_AIM OF THE EXERCISE_
Copy each line that contains the string "with".

_DATASET EXCERPTS_
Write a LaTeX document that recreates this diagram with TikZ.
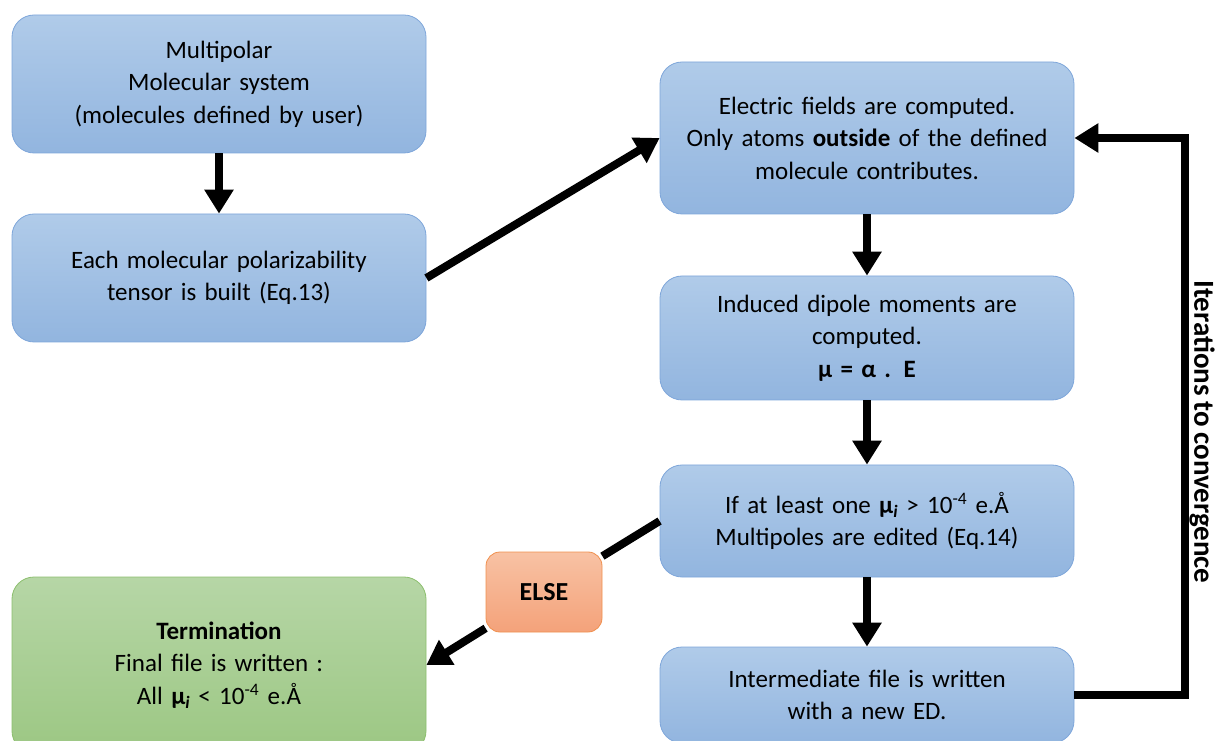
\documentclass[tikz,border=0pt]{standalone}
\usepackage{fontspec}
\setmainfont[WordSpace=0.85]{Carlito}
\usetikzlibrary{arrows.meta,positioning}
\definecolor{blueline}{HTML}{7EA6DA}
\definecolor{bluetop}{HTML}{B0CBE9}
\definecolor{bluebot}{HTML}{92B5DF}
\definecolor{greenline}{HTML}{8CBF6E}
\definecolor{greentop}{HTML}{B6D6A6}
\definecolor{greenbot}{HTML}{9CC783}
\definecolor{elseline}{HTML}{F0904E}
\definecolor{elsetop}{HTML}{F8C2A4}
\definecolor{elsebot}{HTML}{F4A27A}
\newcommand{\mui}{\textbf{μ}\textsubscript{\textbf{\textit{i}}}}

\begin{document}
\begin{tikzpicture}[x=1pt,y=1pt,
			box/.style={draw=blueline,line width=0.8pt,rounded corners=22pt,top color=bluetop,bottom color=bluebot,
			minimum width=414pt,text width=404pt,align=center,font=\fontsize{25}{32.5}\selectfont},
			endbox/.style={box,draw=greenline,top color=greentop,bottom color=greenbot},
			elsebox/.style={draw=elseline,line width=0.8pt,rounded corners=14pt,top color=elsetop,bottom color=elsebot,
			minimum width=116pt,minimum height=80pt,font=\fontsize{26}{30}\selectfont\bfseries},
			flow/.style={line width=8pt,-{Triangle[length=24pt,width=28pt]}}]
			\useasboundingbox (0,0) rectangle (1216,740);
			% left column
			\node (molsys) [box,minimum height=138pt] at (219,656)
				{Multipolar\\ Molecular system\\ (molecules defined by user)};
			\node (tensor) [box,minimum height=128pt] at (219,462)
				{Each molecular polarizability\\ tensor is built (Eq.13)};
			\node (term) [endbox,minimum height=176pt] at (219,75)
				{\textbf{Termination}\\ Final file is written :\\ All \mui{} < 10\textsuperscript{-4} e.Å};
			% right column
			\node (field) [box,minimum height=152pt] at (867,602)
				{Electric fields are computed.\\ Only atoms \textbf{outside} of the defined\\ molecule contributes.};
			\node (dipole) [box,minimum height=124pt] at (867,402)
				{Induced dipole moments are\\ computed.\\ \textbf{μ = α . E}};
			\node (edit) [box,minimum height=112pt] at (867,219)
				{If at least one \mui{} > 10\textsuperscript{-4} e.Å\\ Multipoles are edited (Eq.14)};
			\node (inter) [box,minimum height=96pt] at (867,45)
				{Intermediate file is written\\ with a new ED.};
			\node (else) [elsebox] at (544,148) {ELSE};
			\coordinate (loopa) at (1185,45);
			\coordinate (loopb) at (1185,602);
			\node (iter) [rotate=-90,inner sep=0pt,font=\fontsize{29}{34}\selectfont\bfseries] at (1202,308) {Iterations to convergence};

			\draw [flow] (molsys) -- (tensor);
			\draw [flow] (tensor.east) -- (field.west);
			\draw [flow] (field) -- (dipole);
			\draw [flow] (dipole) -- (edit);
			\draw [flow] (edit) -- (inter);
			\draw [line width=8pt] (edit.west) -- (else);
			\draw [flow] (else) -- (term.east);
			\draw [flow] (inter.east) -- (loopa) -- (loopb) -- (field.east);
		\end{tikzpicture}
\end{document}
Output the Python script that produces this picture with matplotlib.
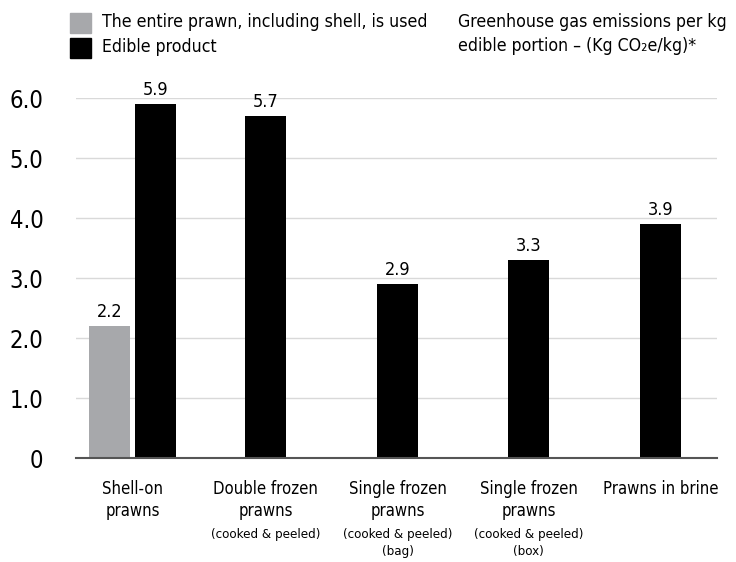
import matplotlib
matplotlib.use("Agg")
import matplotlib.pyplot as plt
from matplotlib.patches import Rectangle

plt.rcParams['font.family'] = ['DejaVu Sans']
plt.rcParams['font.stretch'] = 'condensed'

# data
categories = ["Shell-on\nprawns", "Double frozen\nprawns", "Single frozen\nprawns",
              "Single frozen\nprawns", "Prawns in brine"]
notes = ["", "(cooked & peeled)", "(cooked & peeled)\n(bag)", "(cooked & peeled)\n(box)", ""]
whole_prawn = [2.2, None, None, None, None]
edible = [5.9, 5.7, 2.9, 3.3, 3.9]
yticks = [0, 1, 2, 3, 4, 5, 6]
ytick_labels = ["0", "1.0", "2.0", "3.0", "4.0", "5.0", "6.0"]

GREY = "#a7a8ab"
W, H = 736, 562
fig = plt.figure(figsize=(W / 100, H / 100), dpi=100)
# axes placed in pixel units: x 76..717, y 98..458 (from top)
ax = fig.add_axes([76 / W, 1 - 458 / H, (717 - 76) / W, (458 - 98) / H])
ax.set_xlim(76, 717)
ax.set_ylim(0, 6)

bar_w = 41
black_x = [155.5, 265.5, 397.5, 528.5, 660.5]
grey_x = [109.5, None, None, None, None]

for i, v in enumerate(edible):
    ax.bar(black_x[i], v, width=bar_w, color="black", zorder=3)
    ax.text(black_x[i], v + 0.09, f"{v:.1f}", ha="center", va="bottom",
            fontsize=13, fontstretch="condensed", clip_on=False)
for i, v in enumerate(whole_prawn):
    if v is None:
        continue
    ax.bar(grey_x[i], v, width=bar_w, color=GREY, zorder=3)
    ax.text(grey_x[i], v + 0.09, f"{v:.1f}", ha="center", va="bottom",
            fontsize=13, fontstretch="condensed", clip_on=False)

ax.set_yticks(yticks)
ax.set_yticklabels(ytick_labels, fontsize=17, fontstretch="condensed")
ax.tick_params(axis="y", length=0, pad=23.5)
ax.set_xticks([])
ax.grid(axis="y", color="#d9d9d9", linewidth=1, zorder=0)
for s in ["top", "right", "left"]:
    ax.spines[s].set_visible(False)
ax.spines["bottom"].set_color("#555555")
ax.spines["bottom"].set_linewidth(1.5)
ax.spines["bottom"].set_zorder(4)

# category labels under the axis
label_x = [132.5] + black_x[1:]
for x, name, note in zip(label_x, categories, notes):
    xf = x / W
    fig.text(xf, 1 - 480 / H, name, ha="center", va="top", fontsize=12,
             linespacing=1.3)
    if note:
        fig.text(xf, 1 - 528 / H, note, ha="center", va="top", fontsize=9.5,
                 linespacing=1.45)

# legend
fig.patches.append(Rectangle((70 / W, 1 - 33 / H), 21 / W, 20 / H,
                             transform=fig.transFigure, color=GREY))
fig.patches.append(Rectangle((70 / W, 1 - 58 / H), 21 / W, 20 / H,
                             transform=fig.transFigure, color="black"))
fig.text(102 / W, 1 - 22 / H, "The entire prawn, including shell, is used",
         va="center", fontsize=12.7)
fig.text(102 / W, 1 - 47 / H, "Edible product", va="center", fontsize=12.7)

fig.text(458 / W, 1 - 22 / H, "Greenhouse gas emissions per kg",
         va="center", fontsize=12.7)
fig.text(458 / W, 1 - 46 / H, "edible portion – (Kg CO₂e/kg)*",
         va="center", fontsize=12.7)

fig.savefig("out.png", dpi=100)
==
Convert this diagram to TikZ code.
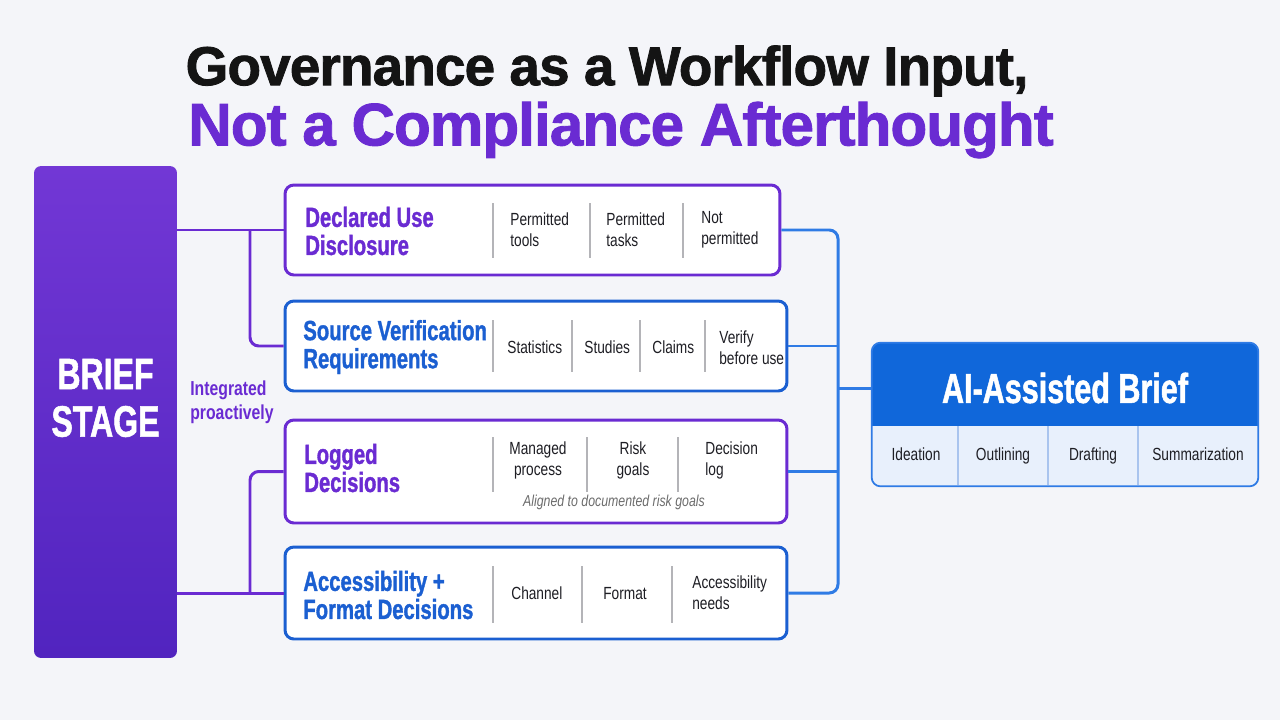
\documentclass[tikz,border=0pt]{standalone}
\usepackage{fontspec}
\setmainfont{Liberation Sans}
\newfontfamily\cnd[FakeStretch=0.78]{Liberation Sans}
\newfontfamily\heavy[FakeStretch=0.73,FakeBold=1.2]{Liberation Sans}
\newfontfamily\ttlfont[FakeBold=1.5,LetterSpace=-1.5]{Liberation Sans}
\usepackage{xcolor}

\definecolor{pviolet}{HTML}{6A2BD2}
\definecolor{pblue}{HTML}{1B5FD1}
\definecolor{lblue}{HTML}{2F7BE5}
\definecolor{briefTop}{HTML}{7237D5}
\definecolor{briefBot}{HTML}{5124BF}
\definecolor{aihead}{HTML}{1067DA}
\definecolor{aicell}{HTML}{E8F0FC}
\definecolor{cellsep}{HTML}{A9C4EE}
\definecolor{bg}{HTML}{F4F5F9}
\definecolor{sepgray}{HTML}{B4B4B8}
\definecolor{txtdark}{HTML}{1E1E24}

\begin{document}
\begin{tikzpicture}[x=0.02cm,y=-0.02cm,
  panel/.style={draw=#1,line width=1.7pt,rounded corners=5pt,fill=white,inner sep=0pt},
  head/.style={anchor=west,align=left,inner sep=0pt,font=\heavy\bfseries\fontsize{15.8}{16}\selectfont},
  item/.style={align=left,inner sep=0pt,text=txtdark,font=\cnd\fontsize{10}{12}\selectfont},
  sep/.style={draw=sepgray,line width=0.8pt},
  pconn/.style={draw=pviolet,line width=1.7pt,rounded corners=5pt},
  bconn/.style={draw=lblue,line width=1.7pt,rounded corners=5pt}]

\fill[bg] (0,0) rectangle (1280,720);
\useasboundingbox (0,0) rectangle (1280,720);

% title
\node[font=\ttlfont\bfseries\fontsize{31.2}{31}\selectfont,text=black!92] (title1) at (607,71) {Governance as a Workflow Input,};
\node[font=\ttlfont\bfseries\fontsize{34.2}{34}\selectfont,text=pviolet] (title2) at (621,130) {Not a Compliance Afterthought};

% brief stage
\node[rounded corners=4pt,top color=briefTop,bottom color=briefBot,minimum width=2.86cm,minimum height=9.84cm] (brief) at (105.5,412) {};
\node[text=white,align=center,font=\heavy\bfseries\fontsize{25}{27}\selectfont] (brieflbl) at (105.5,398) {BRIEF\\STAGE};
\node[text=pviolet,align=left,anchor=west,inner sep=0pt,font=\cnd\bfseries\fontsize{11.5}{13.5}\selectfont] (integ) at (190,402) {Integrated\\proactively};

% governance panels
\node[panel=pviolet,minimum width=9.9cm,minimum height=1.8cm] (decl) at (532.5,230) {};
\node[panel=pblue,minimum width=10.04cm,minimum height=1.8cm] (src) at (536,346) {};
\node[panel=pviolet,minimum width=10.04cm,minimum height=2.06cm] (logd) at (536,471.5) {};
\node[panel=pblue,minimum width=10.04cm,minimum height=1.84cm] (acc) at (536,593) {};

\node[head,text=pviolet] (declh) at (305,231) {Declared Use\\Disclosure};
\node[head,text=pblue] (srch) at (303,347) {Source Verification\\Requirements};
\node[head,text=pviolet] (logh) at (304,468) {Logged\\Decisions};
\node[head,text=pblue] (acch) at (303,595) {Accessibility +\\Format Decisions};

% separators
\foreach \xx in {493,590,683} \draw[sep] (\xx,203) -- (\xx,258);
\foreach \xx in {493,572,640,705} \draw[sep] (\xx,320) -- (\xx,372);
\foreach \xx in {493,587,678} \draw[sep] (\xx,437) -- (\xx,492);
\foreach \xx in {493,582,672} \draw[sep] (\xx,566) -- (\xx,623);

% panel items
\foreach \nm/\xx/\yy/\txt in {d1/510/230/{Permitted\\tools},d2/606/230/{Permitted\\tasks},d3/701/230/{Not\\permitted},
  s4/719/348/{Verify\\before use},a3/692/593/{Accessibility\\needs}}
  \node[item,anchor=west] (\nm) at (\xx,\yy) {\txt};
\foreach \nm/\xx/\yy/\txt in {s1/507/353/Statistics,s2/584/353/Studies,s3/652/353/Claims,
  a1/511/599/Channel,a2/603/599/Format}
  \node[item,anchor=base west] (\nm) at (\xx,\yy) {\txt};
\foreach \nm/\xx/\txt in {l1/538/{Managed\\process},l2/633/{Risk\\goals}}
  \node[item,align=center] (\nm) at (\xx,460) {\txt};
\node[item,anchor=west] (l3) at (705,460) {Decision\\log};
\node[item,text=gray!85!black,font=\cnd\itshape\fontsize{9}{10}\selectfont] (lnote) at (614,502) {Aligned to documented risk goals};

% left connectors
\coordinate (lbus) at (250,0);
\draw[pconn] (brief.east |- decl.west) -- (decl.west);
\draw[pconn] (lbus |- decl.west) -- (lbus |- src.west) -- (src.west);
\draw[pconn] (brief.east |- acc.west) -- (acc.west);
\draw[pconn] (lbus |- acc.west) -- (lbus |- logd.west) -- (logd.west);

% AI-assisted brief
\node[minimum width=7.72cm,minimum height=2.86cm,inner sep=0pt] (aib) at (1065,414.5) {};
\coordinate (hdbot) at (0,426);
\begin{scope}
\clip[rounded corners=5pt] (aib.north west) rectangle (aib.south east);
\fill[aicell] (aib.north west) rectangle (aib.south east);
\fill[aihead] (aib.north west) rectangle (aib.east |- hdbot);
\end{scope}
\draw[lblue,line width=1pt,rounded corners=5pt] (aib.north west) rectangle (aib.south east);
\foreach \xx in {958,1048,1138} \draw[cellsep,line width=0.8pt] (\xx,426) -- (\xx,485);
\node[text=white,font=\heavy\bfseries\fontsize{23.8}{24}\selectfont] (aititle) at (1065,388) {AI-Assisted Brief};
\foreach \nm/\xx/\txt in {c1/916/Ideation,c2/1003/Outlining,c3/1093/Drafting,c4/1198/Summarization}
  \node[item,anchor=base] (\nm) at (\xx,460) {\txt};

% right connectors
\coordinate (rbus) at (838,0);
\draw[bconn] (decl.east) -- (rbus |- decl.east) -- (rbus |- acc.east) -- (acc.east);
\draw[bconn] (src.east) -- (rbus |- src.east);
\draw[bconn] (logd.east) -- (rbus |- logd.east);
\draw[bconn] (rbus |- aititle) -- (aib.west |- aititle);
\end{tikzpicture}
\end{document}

_WRITTEN ANSWER_
Write a LaTeX document that recreates this diagram with TikZ.
				{Intermediate file is written\\ with a new ED.};
Output the Python script that produces this picture with matplotlib.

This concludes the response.